Exercise aim =
Return the lines where the word "diagram" occurs.

--- START Listing ---

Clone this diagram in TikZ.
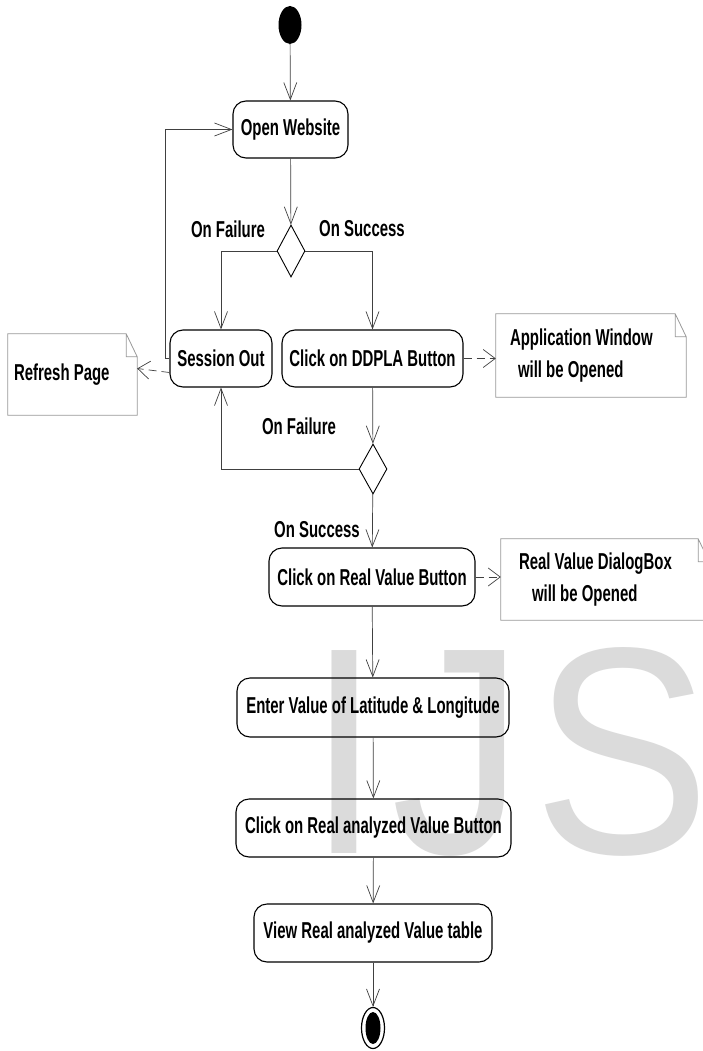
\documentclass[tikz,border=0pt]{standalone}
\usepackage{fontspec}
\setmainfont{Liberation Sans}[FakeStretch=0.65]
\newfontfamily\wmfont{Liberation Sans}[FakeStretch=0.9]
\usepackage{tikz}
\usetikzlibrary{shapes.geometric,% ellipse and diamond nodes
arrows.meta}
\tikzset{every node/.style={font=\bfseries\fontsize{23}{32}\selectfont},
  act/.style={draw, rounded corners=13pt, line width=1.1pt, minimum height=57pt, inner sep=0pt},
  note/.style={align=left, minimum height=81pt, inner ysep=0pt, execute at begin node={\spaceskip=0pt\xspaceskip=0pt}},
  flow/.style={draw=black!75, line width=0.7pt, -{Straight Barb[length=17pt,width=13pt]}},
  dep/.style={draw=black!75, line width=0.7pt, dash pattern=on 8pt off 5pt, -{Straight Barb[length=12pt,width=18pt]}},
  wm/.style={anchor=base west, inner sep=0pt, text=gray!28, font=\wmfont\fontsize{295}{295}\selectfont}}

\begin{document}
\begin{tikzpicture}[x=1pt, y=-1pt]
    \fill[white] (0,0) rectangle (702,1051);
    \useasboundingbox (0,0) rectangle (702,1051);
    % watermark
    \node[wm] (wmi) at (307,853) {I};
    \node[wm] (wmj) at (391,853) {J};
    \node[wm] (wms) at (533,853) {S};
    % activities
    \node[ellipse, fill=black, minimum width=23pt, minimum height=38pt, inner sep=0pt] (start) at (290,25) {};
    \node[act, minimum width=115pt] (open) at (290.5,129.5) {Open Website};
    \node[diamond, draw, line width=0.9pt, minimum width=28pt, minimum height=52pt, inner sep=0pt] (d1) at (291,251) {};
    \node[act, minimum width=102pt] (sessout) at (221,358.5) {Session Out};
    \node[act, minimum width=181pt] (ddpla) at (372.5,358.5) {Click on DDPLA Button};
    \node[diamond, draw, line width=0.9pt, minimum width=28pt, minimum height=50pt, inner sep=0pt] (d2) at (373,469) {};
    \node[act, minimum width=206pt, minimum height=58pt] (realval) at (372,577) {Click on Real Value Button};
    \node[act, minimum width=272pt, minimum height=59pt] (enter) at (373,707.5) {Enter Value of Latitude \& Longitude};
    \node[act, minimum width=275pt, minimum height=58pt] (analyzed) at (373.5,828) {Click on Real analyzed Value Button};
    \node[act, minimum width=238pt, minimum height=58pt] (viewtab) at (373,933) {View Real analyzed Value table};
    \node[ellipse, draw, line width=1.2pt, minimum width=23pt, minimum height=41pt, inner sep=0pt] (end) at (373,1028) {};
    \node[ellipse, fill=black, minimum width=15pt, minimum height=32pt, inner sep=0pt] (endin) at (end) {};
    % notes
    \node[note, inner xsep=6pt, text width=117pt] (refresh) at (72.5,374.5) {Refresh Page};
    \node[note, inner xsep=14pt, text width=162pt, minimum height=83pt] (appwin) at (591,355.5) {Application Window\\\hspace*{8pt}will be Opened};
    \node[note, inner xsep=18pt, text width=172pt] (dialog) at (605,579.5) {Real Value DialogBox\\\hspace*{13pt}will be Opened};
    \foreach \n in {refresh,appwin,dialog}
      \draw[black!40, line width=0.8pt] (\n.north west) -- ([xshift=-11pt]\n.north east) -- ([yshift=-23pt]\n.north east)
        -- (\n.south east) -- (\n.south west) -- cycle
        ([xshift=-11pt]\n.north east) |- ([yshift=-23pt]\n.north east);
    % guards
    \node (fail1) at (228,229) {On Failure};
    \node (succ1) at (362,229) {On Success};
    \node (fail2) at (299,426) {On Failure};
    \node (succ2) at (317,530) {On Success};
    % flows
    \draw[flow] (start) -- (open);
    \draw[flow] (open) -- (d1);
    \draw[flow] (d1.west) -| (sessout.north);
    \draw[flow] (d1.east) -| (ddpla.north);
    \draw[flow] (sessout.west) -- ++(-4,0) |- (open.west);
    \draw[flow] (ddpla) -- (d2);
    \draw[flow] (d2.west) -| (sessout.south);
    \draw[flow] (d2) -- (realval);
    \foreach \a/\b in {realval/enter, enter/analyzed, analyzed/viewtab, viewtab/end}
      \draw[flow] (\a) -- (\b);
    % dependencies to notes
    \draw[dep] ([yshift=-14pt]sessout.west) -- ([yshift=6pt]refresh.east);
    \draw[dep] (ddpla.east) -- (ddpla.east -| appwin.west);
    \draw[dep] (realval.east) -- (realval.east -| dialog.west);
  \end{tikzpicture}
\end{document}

--- END Listing ---
--- START Listing ---

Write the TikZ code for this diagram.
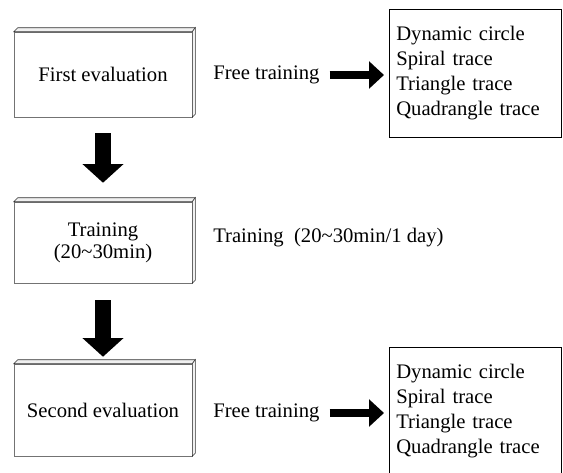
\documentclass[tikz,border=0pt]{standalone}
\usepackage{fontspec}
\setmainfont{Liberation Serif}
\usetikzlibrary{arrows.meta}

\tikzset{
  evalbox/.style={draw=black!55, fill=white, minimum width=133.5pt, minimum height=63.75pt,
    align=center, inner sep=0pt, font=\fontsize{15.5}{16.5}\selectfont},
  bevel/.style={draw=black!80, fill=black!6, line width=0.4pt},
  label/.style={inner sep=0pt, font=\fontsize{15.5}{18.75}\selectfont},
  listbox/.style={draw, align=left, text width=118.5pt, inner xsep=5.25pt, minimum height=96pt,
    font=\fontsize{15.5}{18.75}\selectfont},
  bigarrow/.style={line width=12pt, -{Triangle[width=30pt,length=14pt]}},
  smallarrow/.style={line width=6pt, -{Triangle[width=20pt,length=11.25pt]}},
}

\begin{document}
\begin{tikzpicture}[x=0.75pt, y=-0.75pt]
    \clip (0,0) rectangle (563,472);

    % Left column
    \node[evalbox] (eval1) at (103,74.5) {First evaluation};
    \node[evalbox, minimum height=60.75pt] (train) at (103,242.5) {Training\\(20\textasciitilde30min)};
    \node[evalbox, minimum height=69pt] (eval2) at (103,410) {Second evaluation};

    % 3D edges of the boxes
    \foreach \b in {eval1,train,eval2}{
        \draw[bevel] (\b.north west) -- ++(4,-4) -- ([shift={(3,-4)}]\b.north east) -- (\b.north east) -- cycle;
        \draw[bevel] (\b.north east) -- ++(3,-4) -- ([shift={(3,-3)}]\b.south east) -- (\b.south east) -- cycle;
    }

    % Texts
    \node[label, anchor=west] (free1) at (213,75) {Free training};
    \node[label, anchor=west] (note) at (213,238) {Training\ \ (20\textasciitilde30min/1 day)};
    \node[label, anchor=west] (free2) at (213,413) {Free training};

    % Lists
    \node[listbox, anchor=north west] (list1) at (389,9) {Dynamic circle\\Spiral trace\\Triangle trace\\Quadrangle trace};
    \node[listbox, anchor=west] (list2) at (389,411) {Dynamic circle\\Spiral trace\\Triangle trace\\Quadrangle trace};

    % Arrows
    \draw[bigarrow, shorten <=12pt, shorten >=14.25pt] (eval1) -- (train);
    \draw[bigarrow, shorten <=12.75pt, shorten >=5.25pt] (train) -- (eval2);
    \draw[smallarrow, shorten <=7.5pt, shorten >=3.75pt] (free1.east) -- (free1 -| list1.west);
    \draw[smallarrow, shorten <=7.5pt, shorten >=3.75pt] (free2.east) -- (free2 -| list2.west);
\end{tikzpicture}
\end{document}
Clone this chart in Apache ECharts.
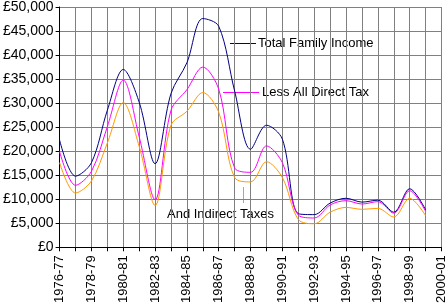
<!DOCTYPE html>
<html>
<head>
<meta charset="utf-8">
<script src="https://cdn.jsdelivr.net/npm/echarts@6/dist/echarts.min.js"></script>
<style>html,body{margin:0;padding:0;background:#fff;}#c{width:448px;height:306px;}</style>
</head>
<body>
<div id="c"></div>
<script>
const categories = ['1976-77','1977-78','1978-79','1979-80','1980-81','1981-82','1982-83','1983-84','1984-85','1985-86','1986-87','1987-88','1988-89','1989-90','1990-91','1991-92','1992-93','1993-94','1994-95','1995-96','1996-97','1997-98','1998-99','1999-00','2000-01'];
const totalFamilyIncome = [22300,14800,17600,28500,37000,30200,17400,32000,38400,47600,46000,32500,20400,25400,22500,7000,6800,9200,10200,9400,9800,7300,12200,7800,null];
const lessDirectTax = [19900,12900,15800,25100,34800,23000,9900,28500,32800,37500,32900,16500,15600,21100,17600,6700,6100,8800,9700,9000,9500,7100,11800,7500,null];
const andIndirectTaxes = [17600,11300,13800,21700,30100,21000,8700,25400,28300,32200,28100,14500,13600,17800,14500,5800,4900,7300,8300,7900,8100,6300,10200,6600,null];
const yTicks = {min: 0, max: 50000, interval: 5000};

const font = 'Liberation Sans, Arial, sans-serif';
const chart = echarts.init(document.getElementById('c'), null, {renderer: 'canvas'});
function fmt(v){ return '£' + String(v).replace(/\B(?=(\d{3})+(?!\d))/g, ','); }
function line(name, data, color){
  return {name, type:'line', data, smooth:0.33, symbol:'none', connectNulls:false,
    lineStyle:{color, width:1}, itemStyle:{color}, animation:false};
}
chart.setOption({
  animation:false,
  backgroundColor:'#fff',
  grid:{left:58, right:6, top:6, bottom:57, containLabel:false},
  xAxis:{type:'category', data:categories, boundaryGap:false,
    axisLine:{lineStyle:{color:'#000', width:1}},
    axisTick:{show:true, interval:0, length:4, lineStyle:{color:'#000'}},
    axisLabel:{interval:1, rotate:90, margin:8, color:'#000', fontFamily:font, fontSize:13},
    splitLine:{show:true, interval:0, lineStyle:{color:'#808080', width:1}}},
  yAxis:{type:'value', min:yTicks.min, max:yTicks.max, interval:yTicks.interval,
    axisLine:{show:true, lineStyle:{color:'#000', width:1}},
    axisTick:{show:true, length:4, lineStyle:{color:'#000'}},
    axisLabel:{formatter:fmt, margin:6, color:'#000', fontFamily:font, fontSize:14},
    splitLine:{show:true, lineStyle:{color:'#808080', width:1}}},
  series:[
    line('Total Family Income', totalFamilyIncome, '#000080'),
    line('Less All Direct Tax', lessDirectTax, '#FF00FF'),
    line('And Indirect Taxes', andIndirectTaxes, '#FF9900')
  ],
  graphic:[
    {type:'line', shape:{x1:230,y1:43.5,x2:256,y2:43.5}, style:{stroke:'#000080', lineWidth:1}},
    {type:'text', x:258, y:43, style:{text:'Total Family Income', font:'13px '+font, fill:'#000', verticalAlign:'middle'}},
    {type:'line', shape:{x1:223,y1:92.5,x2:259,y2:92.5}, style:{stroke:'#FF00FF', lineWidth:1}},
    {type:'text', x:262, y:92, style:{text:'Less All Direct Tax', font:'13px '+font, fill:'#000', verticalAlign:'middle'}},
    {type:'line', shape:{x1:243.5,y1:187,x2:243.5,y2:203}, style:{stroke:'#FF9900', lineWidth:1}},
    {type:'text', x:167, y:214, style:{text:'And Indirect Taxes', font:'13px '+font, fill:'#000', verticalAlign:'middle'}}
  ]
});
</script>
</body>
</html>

--- END Listing ---
--- START Listing ---

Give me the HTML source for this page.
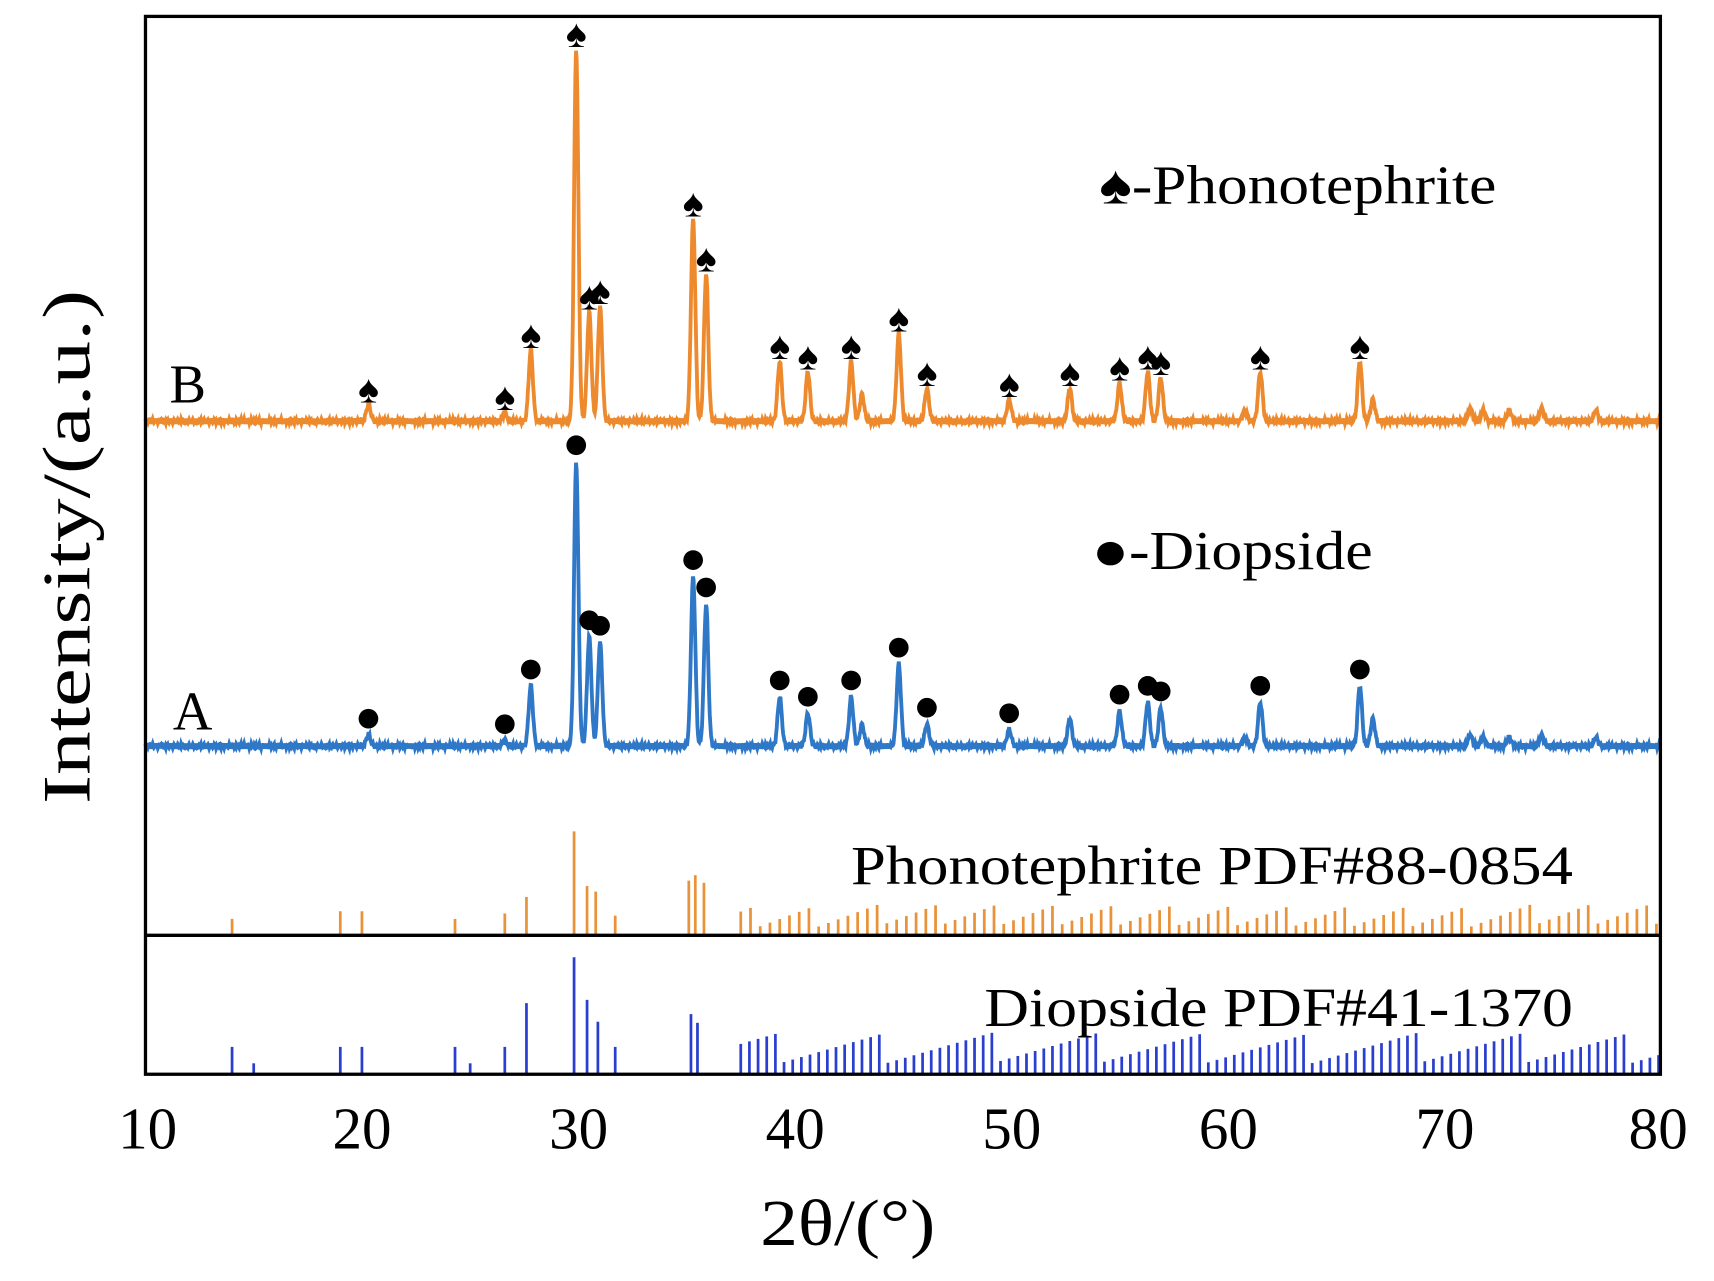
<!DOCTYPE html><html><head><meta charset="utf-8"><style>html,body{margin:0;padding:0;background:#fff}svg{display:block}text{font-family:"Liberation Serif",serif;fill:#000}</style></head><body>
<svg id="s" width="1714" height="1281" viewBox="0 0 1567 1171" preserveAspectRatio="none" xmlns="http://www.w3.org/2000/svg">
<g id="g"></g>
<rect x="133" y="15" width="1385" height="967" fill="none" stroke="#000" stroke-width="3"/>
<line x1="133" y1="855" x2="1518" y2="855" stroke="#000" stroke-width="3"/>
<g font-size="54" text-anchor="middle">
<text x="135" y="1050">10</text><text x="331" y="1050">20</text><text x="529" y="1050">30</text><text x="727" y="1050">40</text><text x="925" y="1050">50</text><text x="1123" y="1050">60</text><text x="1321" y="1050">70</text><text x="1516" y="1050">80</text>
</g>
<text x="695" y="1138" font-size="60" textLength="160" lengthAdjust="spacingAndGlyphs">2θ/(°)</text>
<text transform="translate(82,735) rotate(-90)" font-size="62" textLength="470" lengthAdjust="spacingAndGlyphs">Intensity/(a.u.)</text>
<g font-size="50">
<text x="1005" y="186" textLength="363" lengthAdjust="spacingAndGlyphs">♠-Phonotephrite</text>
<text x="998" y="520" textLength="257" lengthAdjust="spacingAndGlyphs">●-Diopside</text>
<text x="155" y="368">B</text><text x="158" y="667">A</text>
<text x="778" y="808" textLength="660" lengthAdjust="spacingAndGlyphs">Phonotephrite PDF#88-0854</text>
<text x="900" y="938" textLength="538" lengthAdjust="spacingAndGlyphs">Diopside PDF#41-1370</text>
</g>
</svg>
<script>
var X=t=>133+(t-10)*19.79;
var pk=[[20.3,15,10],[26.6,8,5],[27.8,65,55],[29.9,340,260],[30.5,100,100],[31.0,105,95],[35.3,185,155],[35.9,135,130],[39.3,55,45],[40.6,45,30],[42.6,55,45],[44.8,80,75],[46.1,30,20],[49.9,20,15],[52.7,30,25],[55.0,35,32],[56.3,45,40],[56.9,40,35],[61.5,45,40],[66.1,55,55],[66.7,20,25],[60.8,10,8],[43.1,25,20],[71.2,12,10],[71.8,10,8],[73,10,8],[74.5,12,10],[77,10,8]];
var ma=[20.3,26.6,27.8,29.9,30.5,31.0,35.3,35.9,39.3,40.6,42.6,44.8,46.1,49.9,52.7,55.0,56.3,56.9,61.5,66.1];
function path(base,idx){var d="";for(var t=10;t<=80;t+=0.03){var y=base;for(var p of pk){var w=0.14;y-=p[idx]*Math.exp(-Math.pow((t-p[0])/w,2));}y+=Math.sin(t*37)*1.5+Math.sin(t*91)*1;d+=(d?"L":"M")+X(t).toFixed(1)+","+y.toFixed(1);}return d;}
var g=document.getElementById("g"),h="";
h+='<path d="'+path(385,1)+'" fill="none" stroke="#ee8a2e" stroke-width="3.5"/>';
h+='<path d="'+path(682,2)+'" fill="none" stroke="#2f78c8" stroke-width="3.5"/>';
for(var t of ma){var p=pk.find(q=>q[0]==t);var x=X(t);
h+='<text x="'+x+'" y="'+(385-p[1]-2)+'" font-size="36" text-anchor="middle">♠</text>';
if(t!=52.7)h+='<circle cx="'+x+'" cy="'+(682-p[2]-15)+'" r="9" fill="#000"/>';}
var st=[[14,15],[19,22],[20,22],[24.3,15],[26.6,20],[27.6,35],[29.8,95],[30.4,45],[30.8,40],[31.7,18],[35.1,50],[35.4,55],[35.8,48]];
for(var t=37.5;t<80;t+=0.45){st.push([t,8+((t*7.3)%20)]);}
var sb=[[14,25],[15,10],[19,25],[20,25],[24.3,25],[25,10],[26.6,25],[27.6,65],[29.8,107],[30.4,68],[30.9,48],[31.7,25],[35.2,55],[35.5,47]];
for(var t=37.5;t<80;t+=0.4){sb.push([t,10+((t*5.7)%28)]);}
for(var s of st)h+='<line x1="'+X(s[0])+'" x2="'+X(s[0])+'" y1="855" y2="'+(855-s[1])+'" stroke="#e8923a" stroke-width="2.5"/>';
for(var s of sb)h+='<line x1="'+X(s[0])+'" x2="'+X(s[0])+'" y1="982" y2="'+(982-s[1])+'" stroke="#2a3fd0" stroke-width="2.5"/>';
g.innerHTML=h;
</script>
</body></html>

--- END Listing ---

The reply =
Clone this diagram in TikZ.
Write the TikZ code for this diagram.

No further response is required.